*Exercise objective:*
In the data, extract each line that holds the string "chart".

*Material:*
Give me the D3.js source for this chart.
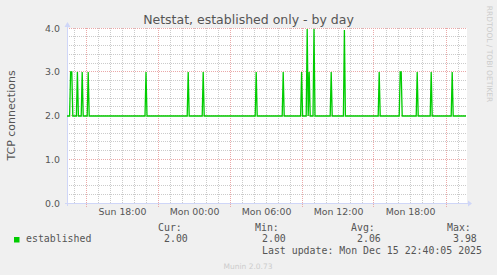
<!DOCTYPE html>
<html>
<head>
<meta charset="utf-8">
<script src="https://cdn.jsdelivr.net/npm/d3@7"></script>
<style>
  body { margin: 0; background: #f0f0f0; }
  svg { display: block; }
  text { font-family: "DejaVu Sans", sans-serif; fill: #555; }
  .mono { font-family: "DejaVu Sans Mono", monospace; }
</style>
</head>
<body>
<svg id="chart" width="497" height="275"></svg>
<script>
// data: sample times and TCP connection counts
var startTime = "2025-12-14 13:25";
var endTime = "2025-12-15 22:45";

var times = [
  "2025-12-14 13:25", "2025-12-14 13:38", "2025-12-14 13:43", "2025-12-14 13:49", "2025-12-14 13:54",
  "2025-12-14 14:12", "2025-12-14 14:17", "2025-12-14 14:22",
  "2025-12-14 14:36", "2025-12-14 14:41", "2025-12-14 14:46",
  "2025-12-14 15:06", "2025-12-14 15:11", "2025-12-14 15:16",
  "2025-12-14 19:55", "2025-12-14 20:00", "2025-12-14 20:05",
  "2025-12-14 23:26", "2025-12-14 23:31", "2025-12-14 23:36",
  "2025-12-15 00:41", "2025-12-15 00:46", "2025-12-15 00:51",
  "2025-12-15 05:06", "2025-12-15 05:11", "2025-12-15 05:16",
  "2025-12-15 07:21", "2025-12-15 07:26", "2025-12-15 07:31",
  "2025-12-15 08:53", "2025-12-15 08:58", "2025-12-15 09:03",
  "2025-12-15 09:21", "2025-12-15 09:26", "2025-12-15 09:31", "2025-12-15 09:36", "2025-12-15 09:41",
  "2025-12-15 09:55", "2025-12-15 10:00", "2025-12-15 10:05",
  "2025-12-15 11:21", "2025-12-15 11:26", "2025-12-15 11:31",
  "2025-12-15 12:27", "2025-12-15 12:32", "2025-12-15 12:37",
  "2025-12-15 15:21", "2025-12-15 15:26", "2025-12-15 15:31",
  "2025-12-15 17:06", "2025-12-15 17:11", "2025-12-15 17:16", "2025-12-15 17:21",
  "2025-12-15 18:31", "2025-12-15 18:36", "2025-12-15 18:41",
  "2025-12-15 19:41", "2025-12-15 19:46", "2025-12-15 19:51",
  "2025-12-15 21:26", "2025-12-15 21:31", "2025-12-15 21:36",
  "2025-12-15 22:40"
];

var established = [
  2, 2, 3, 3, 2,
  2, 3, 2,
  2, 3, 2,
  2, 3, 2,
  2, 3, 2,
  2, 3, 2,
  2, 3, 2,
  2, 3, 2,
  2, 3, 2,
  2, 3, 2,
  2, 3.98, 2, 3, 2,
  2, 3.97, 2,
  2, 3, 2,
  2, 3.95, 2,
  2, 3, 2,
  2, 3, 3, 2,
  2, 3, 2,
  2, 3, 2,
  2, 3, 2,
  2
];

var yTicks = [0, 1, 2, 3, 4];
var xLabels = ["2025-12-14 18:00", "2025-12-15 00:00", "2025-12-15 06:00", "2025-12-15 12:00", "2025-12-15 18:00"];
var legendNames = ["Cur:", "Min:", "Avg:", "Max:"];
var legendValues = ["2.00", "2.00", "2.06", "3.98"];
var lastUpdate = "Last update: Mon Dec 15 22:40:05 2025";

var parse = d3.timeParse("%Y-%m-%d %H:%M");

var plotLeft = 67, plotRight = 467, plotTop = 28, plotBottom = 203;

var svg = d3.select("#chart");

var x = d3.scaleTime()
  .domain([parse(startTime), parse(endTime)])
  .range([plotLeft, plotRight]);

var y = d3.scaleLinear()
  .domain([0, 4])
  .range([plotBottom, plotTop]);

var crisp = function (v) { return Math.floor(v) + 0.5 };

// canvas
svg.append("rect")
  .attr("x", plotLeft)
  .attr("y", plotTop)
  .attr("width", plotRight - plotLeft)
  .attr("height", plotBottom - plotTop)
  .attr("fill", "#ffffff");

var grid = svg.append("g").attr("shape-rendering", "crispEdges");
var minorColor = "#cbcbcb", majorColor = "#eaa8a8";

// minor grid every hour and every 0.2, major every 6 hours and every 1.0
var hours = x.ticks(d3.timeHour.every(1));
hours.forEach(function (d) {
  var major = d.getHours() % 6 === 3;
  grid.append("line")
    .attr("x1", crisp(x(d))).attr("x2", crisp(x(d)))
    .attr("y1", plotTop).attr("y2", major ? plotBottom + 4 : plotBottom)
    .attr("stroke", major ? majorColor : minorColor)
    .attr("stroke-dasharray", "1,1");
});

d3.range(1, 21).forEach(function (i) {
  var major = i % 5 === 0;
  grid.append("line")
    .attr("x1", plotLeft).attr("x2", plotRight)
    .attr("y1", crisp(y(i / 5))).attr("y2", crisp(y(i / 5)))
    .attr("stroke", major ? majorColor : minorColor)
    .attr("stroke-dasharray", "1,1");
});

// axis lines with arrows
var axisColor = "#cfd6f8";
grid.append("line")
  .attr("x1", plotLeft - 2).attr("x2", plotRight + 2)
  .attr("y1", crisp(plotBottom)).attr("y2", crisp(plotBottom))
  .attr("stroke", axisColor);
grid.append("line")
  .attr("x1", crisp(plotLeft)).attr("x2", crisp(plotLeft))
  .attr("y1", plotTop - 2).attr("y2", plotBottom + 3)
  .attr("stroke", axisColor);

svg.append("path")
  .attr("d", "M" + (plotRight + 1) + "," + (plotBottom - 2.5) + "L" + (plotRight + 5) + "," + (plotBottom + 0.5) + "L" + (plotRight + 1) + "," + (plotBottom + 3.5) + "Z")
  .attr("fill", axisColor);
svg.append("path")
  .attr("d", "M" + (plotLeft - 2.5) + "," + (plotTop - 1) + "L" + (plotLeft + 0.5) + "," + (plotTop - 6) + "L" + (plotLeft + 3.5) + "," + (plotTop - 1) + "Z")
  .attr("fill", axisColor);

// series
var points = times.map(function (t, i) {
  return { t: parse(t), v: established[i] };
});

var line = d3.line()
  .x(function (d) { return x(d.t) })
  .y(function (d) { return Math.round(y(d.v)) });

svg.append("path")
  .datum(points)
  .attr("d", line)
  .attr("fill", "none")
  .attr("stroke", "#00cc00")
  .attr("stroke-width", 1.3);

// tick labels
var xAxis = d3.axisBottom(x)
  .tickValues(xLabels.map(parse))
  .tickSize(0)
  .tickPadding(0)
  .tickFormat(d3.timeFormat("%a %H:%M"));

var gx = svg.append("g")
  .attr("transform", "translate(0,208)")
  .call(xAxis);
gx.select(".domain").remove();
gx.selectAll("text")
  .attr("dy", "0.71em")
  .attr("y", 0)
  .style("font-family", "DejaVu Sans, sans-serif")
  .style("font-size", "9.4px")
  .attr("fill", "#555");

var yAxis = d3.axisLeft(y)
  .tickValues(yTicks)
  .tickSize(0)
  .tickPadding(0)
  .tickFormat(d3.format(".1f"));

var gy = svg.append("g")
  .attr("transform", "translate(60,0)")
  .call(yAxis);
gy.select(".domain").remove();
gy.selectAll("text")
  .style("font-family", "DejaVu Sans, sans-serif")
  .style("font-size", "9.4px")
  .attr("fill", "#555");

// titles
svg.append("text")
  .attr("x", 248.5)
  .attr("y", 24)
  .attr("text-anchor", "middle")
  .style("font-size", "12.5px")
  .text("Netstat, established only - by day");

svg.append("text")
  .attr("transform", "translate(15," + ((plotTop + plotBottom) / 2) + ") rotate(-90)")
  .attr("text-anchor", "middle")
  .style("font-size", "11px")
  .text("TCP connections");

svg.append("text")
  .attr("transform", "translate(487,54) rotate(90)")
  .attr("text-anchor", "middle")
  .style("font-size", "7.5px")
  .style("fill", "#cccccc")
  .text("RRDTOOL / TOBI OETIKER");

// legend
svg.append("rect")
  .attr("x", 14).attr("y", 237)
  .attr("width", 5.5).attr("height", 5.5)
  .attr("fill", "#00cc00");

svg.append("text")
  .attr("class", "mono")
  .attr("x", 26).attr("y", 242)
  .style("font-size", "9.9px")
  .text("established");

var nameX = [158, 255, 351, 447];
var valueX = [164, 262, 357, 453];

legendNames.forEach(function (name, i) {
  svg.append("text")
    .attr("class", "mono")
    .attr("x", nameX[i]).attr("y", 231)
    .style("font-size", "9.9px")
    .text(name);
  svg.append("text")
    .attr("class", "mono")
    .attr("x", valueX[i]).attr("y", 242)
    .style("font-size", "9.9px")
    .text(legendValues[i]);
});

svg.append("text")
  .attr("class", "mono")
  .attr("x", 262).attr("y", 254)
  .style("font-size", "9.9px")
  .text(lastUpdate);

svg.append("text")
  .attr("x", 248)
  .attr("y", 269)
  .attr("text-anchor", "middle")
  .style("font-size", "7.5px")
  .style("fill", "#cccccc")
  .text("Munin 2.0.73");
</script>
</body>
</html>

*Finished task:*
Give me the D3.js source for this chart.
<svg id="chart" width="497" height="275"></svg>
var svg = d3.select("#chart");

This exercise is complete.